Why does inserting characters into an executable binary file cause it to "break"?

2.9k views Asked by At

Why does inserting characters into an executable binary file cause it to "break" ?

And, is there any way to add characters without breaking the compiled program?

Background

I've known for a long time that it is possible to use a hex editor to change code in a compiled executable file and still have it run as normal...

Example

As an example in the application below, Facebook could be changed to Lacebook, and the program will still execute just fine:

enter image description here

enter image description here

But it Breaks with new Characters

I'm also aware that if new characters are added, it will break the program and it won't run, or it will crash immediately. For example, adding My in front of Facebook would achieve this:

enter image description here

What I know

What I don't know

  • I don't quite understand the relationship between the operating system and the executable file. I'd guess that when you type in the name of the program and press return you are basically instructing the operating system to "execute" that file, which basically means loading the file into memory, setting the processor's pointer to it, and telling it 'Go!'
  • I understand why having extra characters in a text string of the binary file would cause problems

What I'd like to know

  1. Why do the extra characters cause the program to break?
  2. What thing determines that the program is broken? The OS? Does the OS also keep this program sandboxed so that it doesn't crash the whole system nowadays?
  3. Is there any way to add in extra characters to a text string of a compiled program via a hex editor and not have the application break?
3

There are 3 answers

0
David Schwartz On BEST ANSWER

I don't quite understand the relationship between the operating system and the executable file. I'd guess that when you type in the name of the program and press return you are basically instructing the operating system to "execute" that file, which basically means loading the file into memory, setting the processor's pointer to it, and telling it 'Go!'

Modern operating systems just map the file into memory. They don't bother loading pages of it until it's needed.

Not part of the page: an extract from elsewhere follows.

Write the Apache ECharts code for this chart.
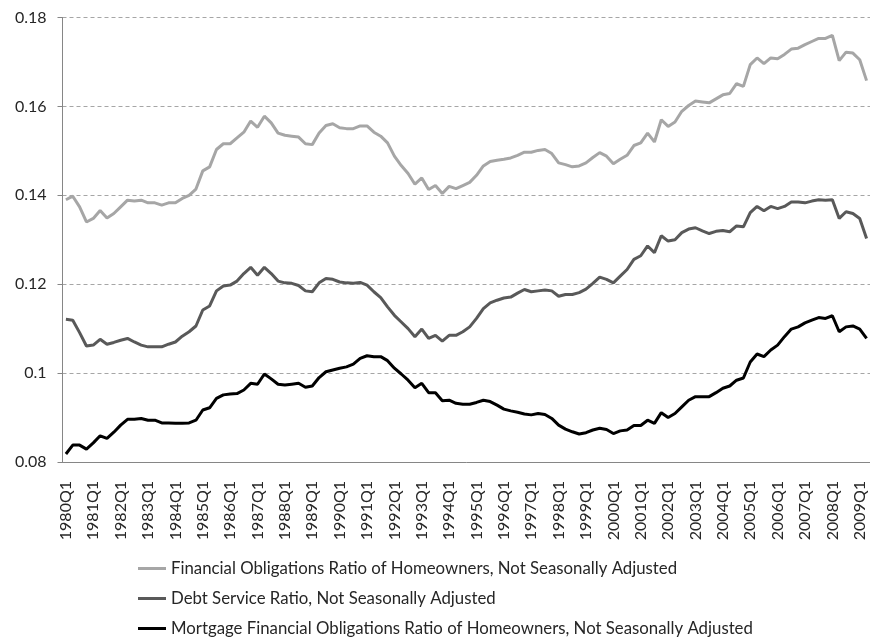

Why do the extra characters cause the program to break?

Because they put all the other information in the file in the wrong place, so the loader winds up loading the wrong things. Also, jumps in the code wind up being to the wrong place, perhaps in the middle of an instruction.

What thing determines that the program is broken? The OS? Does the OS also keep this program sandboxed so that it doesn't crash the whole system nowadays?

It depends on exactly what gets screwed up. It may be that you move a header and the loader notices that some parameters in the header have invalid data.

Is there any way to add in extra characters to a text string of a compiled program via a hex editor and not have the application break?

Probably not reliably. At a minimum, you'd need to reliably identify sections of code that need to be adjusted. That can be surprisingly difficult, particularly if someone has attempted to make it so deliberately.

0
Barmar On

When a program is compiled into machine code, it includes many references to the addresses of instructions and data in the program memory. The compiler determines the layout of all the memory of the program, and puts these addresses into the program. The executable file is also organized into sections, and there's a table of contents at the beginning that contains the number of bytes in each section.

If you insert something into the program, the address of everything after that is shifted up. But the parts of the program that contain references to the program and data locations are not updated, they continue to point to the original addresses. Also, the table that contains the sizes of all the sections is no longer correct, because you increased the size of whatever section you modified.

0
Kaz On

The format of a machine-language executable file is based on hard offsets, rather than on parsing a byte stream (like textual program source code). When you insert a byte somewhere, the file format continues to reference information which follows the insertion point at the original offsets.

Offsets may occur in the file format itself, such as the header which tells the loader where things are located in the file and how big they are.

Hard offsets also occur in machine language itself, such in instructions which refer to the program's data or in branch instructions.

Suppose an instruction says "branch 200 bytes down from where we are now", and you insert a byte into those 200 bytes (because a character string happens to be there that you want to alter). Oops; the branch still covers 200 bytes.

On some machines, the branch couldn't even be 201 bytes even if you fixed it up because it would be misaligned and cause a CPU exception; you would have to add, say, four bytes to patch it to 204 (along with a myriad other things needed to make the file sane).